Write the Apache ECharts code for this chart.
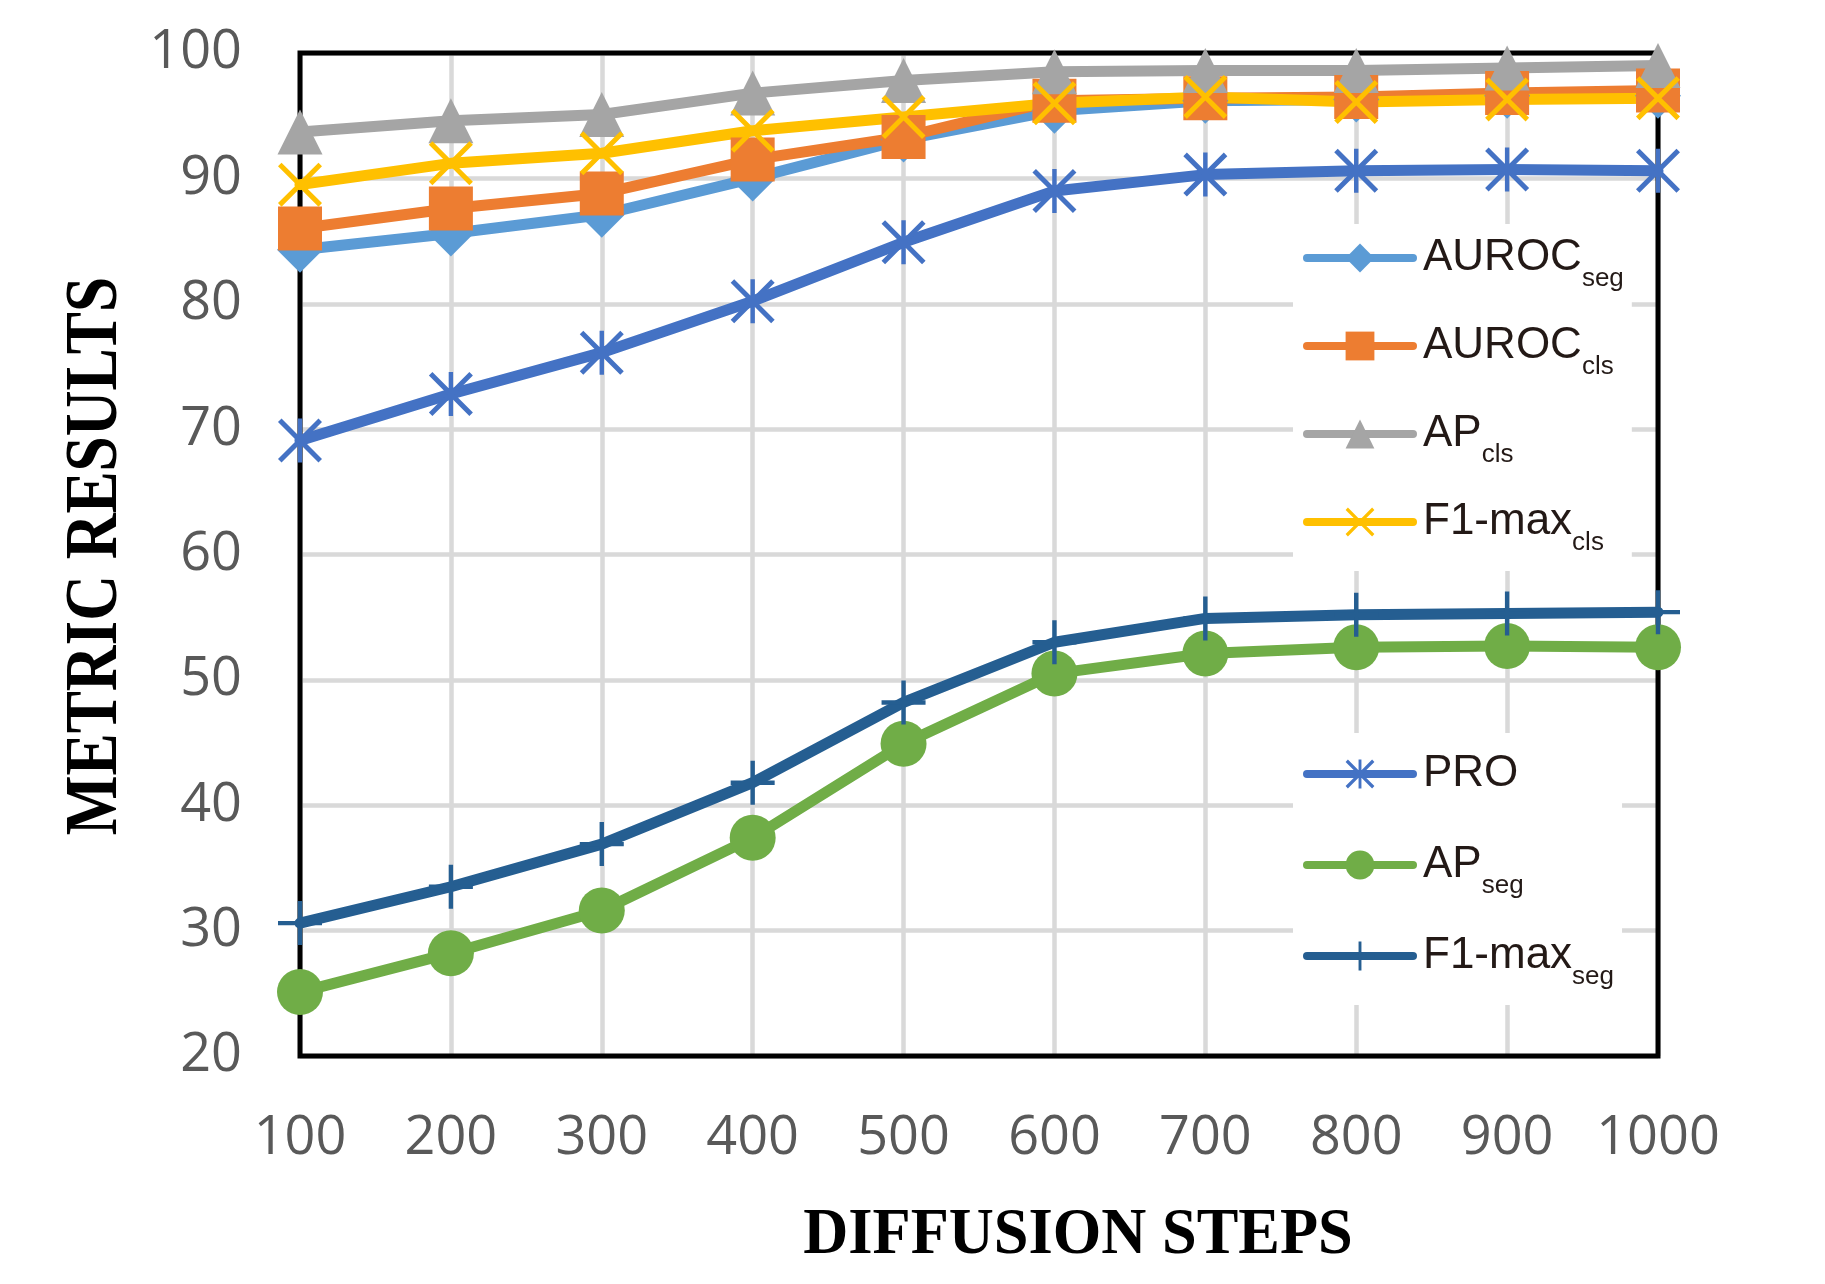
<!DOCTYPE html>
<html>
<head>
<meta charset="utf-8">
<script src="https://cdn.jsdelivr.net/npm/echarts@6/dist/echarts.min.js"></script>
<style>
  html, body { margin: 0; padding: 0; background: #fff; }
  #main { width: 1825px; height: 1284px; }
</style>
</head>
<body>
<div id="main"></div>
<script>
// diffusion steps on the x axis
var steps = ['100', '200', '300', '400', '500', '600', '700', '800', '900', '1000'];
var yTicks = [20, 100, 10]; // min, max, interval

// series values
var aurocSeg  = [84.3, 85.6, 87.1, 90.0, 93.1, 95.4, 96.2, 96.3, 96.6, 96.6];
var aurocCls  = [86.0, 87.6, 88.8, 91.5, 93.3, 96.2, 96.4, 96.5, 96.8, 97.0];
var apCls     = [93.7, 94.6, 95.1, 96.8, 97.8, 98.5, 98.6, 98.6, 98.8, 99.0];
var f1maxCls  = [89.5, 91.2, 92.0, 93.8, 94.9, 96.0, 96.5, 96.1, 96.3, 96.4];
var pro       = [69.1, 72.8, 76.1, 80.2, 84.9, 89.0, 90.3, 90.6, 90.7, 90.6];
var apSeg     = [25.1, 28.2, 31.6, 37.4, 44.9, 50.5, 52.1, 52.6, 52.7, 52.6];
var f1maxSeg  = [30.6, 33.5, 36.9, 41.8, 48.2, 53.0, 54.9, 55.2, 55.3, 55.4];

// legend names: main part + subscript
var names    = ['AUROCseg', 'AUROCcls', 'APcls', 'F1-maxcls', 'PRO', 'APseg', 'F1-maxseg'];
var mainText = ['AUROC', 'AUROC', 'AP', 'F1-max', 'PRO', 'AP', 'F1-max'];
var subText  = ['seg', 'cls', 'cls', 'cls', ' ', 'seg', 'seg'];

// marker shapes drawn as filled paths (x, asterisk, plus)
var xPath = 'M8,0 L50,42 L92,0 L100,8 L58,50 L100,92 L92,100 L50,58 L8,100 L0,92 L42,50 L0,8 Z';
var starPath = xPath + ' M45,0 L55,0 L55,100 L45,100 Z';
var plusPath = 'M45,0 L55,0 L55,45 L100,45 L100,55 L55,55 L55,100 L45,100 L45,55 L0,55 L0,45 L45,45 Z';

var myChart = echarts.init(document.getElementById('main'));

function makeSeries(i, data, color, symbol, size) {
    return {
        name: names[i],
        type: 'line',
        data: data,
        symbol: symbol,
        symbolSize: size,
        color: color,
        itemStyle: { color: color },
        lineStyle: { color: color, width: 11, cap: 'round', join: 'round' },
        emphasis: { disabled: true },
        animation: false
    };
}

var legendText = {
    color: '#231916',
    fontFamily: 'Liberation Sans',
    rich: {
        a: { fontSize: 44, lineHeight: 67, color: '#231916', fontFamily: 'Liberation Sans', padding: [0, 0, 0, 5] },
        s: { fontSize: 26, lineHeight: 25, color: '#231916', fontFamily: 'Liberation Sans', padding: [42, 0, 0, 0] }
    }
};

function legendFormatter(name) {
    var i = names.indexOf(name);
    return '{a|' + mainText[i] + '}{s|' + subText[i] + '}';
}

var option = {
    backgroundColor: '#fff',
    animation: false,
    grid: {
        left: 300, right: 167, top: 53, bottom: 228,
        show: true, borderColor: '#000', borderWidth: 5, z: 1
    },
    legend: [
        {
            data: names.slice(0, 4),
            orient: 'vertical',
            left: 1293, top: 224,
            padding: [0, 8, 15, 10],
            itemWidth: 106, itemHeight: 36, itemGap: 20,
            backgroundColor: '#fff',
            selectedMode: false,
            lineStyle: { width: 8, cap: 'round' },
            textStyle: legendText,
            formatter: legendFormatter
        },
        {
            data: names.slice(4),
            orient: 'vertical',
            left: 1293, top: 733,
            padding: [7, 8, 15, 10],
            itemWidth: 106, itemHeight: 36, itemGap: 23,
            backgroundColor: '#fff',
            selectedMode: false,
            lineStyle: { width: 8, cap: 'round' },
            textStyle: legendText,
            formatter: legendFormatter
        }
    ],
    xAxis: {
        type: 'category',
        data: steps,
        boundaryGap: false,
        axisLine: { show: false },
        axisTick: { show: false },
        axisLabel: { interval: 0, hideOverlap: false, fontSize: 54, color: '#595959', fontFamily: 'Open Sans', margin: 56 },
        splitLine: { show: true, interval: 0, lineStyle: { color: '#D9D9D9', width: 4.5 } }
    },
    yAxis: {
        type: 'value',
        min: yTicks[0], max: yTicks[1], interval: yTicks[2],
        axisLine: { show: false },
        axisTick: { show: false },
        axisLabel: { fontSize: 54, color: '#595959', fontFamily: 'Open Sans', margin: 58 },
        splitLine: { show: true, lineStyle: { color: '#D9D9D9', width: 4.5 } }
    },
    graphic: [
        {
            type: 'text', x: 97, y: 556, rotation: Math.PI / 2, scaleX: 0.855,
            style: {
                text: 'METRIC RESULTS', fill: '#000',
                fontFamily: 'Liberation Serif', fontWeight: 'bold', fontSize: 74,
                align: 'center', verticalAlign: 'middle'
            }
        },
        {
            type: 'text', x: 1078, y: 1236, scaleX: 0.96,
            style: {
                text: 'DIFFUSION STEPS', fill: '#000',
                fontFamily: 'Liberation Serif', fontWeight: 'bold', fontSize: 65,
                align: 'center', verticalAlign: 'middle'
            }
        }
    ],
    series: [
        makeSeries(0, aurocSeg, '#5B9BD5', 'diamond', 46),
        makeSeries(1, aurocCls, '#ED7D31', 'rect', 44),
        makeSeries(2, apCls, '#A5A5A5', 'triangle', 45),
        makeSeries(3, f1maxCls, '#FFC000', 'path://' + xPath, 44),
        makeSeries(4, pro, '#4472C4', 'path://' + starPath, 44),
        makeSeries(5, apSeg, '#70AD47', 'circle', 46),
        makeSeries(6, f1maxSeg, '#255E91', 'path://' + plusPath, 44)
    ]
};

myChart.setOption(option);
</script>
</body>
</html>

◆ ◆ ◆ ◆ ◆

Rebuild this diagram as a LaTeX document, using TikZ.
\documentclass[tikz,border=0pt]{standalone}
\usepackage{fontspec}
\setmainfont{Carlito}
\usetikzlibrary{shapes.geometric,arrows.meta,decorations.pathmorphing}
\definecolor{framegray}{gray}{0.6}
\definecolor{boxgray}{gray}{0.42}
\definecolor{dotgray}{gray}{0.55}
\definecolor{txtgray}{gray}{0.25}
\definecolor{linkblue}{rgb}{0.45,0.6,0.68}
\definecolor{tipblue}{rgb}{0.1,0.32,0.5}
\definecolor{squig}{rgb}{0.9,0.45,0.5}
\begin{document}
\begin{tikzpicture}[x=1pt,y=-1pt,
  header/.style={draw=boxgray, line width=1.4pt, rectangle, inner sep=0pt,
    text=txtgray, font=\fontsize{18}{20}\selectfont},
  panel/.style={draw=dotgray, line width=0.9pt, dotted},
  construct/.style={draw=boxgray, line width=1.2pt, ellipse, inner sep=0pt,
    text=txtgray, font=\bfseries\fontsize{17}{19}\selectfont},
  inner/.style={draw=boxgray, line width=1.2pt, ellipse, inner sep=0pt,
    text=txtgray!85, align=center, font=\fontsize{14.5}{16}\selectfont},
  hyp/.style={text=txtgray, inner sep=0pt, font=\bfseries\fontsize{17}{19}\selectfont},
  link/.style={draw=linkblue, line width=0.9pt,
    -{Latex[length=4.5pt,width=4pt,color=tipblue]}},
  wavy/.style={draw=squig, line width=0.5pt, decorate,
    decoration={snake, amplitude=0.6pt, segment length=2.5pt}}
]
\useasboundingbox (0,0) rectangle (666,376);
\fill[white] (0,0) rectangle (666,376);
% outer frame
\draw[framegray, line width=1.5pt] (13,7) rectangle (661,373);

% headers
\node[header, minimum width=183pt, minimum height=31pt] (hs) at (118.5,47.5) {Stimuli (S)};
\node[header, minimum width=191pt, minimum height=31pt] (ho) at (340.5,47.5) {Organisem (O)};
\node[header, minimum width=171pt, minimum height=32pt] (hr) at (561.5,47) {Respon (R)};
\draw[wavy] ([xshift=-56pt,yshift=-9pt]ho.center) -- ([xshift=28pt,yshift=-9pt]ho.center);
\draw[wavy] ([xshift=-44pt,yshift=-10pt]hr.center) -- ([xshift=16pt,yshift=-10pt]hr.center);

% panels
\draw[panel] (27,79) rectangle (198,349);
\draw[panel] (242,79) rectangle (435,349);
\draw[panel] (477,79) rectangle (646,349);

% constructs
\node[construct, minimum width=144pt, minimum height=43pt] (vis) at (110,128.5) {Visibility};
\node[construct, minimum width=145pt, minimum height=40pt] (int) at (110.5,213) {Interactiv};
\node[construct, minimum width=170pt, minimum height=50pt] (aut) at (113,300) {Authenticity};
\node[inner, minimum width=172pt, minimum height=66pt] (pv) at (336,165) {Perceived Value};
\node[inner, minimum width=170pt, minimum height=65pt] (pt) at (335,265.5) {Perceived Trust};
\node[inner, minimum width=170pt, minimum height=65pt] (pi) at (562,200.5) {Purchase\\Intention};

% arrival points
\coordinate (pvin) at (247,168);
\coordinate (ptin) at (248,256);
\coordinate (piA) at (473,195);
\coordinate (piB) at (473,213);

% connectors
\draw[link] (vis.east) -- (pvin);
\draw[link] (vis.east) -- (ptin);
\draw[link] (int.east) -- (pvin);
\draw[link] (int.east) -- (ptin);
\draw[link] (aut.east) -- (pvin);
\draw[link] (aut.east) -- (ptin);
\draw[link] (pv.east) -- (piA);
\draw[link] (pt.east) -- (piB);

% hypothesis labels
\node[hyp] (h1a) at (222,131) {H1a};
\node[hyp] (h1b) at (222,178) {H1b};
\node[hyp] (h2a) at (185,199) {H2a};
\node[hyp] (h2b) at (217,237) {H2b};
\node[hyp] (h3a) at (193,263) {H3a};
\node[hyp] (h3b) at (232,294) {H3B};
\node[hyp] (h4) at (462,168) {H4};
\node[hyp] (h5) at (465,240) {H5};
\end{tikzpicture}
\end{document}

◆ ◆ ◆ ◆ ◆

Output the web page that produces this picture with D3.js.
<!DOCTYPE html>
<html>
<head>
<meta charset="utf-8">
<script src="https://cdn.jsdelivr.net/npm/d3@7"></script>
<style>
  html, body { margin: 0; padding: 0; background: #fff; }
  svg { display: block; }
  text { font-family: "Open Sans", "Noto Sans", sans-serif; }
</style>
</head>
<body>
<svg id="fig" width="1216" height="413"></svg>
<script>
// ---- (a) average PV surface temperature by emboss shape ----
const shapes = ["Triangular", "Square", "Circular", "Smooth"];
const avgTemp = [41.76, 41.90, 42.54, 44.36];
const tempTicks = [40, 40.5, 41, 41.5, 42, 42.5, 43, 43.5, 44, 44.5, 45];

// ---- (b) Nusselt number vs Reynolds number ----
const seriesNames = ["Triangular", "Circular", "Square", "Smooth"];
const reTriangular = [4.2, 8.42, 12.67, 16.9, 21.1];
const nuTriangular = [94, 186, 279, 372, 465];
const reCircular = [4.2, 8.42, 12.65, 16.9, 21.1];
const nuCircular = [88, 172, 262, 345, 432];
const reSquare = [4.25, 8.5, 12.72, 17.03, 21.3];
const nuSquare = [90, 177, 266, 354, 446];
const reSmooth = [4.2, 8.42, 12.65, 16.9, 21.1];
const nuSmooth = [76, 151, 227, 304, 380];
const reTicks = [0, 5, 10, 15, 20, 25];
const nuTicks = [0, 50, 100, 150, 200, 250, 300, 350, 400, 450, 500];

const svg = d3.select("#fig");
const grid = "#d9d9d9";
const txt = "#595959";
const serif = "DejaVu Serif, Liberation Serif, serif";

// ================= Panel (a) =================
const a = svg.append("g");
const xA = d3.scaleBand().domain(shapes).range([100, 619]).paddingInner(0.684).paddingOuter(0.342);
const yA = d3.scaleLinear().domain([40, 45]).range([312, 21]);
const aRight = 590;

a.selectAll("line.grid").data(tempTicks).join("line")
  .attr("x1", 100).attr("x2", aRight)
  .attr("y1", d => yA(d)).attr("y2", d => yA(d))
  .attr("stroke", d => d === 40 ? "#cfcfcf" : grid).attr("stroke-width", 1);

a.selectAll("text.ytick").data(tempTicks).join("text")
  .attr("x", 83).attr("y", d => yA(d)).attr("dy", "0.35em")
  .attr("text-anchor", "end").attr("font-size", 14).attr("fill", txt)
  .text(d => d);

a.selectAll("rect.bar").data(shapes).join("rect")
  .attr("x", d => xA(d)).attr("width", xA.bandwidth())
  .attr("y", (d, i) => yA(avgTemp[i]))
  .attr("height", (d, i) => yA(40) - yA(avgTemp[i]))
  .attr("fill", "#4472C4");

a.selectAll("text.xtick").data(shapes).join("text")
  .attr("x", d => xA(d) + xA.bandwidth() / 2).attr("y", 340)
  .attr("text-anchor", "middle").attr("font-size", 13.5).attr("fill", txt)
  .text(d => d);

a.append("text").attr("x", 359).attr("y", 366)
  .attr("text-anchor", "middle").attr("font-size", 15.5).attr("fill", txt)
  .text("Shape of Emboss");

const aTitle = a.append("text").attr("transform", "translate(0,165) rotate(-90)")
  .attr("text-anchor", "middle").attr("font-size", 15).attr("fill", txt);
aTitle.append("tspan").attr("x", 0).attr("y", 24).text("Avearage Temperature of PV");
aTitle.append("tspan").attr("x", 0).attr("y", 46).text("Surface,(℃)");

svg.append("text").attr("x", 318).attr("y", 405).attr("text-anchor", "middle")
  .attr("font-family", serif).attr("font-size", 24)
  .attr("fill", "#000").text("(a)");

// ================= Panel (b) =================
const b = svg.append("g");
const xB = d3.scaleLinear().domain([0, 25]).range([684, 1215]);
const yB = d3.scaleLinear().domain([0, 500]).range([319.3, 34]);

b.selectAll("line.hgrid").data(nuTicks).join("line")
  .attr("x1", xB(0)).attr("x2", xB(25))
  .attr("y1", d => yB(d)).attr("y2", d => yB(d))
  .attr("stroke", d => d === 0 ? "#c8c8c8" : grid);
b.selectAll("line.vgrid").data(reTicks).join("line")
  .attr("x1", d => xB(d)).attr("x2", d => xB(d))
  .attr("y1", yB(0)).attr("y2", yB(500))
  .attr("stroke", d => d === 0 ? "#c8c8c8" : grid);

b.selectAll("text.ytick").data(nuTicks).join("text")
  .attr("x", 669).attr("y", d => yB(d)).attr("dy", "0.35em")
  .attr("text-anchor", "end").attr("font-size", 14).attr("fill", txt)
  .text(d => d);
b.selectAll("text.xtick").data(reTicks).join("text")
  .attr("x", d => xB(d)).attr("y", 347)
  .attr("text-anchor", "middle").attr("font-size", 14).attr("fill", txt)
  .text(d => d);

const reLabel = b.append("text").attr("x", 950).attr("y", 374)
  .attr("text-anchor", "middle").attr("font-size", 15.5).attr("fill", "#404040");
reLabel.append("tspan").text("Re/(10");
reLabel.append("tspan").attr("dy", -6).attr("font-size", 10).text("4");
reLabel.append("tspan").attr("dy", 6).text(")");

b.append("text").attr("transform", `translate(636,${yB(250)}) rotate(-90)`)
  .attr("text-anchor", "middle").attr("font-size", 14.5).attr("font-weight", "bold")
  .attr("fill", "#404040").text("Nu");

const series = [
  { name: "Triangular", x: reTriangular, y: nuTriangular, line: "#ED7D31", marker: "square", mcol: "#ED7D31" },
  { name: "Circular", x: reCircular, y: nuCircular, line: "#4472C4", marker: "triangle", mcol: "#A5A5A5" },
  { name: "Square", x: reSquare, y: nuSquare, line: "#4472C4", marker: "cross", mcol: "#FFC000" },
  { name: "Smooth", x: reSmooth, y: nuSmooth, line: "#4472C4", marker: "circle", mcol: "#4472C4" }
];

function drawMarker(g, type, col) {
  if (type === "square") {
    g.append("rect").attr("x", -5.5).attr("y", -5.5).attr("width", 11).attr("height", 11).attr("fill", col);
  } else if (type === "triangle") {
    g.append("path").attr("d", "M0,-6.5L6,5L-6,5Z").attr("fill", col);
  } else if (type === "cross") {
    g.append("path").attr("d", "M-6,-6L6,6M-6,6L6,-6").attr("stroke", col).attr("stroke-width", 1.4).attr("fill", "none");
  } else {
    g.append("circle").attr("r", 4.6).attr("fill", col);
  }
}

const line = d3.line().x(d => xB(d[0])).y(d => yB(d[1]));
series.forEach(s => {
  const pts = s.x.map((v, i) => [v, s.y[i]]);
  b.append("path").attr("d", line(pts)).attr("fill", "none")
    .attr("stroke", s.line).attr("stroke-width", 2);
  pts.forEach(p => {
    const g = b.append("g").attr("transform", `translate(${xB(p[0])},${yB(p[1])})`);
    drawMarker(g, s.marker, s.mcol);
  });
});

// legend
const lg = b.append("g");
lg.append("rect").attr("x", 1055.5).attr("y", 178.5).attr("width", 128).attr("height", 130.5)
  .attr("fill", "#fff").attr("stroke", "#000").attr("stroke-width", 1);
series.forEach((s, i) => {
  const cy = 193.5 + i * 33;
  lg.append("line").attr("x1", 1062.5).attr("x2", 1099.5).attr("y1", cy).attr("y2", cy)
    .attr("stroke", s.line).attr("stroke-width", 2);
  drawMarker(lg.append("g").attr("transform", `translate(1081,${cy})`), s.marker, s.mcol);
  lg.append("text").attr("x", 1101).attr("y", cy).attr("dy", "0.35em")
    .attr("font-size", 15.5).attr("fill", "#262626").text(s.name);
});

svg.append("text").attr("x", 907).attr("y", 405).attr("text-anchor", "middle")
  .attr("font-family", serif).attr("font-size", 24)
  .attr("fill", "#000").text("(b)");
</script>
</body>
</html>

◆ ◆ ◆ ◆ ◆

Go to the line that contains "Write the Apache ECharts code for this chart." and copy from there down to the line that contains "var yTicks = [20, 100, 10];", with both lines included. Pass over the pictures.

In response:
Write the Apache ECharts code for this chart.
<!DOCTYPE html>
<html>
<head>
<meta charset="utf-8">
<script src="https://cdn.jsdelivr.net/npm/echarts@6/dist/echarts.min.js"></script>
<style>
  html, body { margin: 0; padding: 0; background: #fff; }
  #main { width: 1825px; height: 1284px; }
</style>
</head>
<body>
<div id="main"></div>
<script>
// diffusion steps on the x axis
var steps = ['100', '200', '300', '400', '500', '600', '700', '800', '900', '1000'];
var yTicks = [20, 100, 10]; // min, max, interval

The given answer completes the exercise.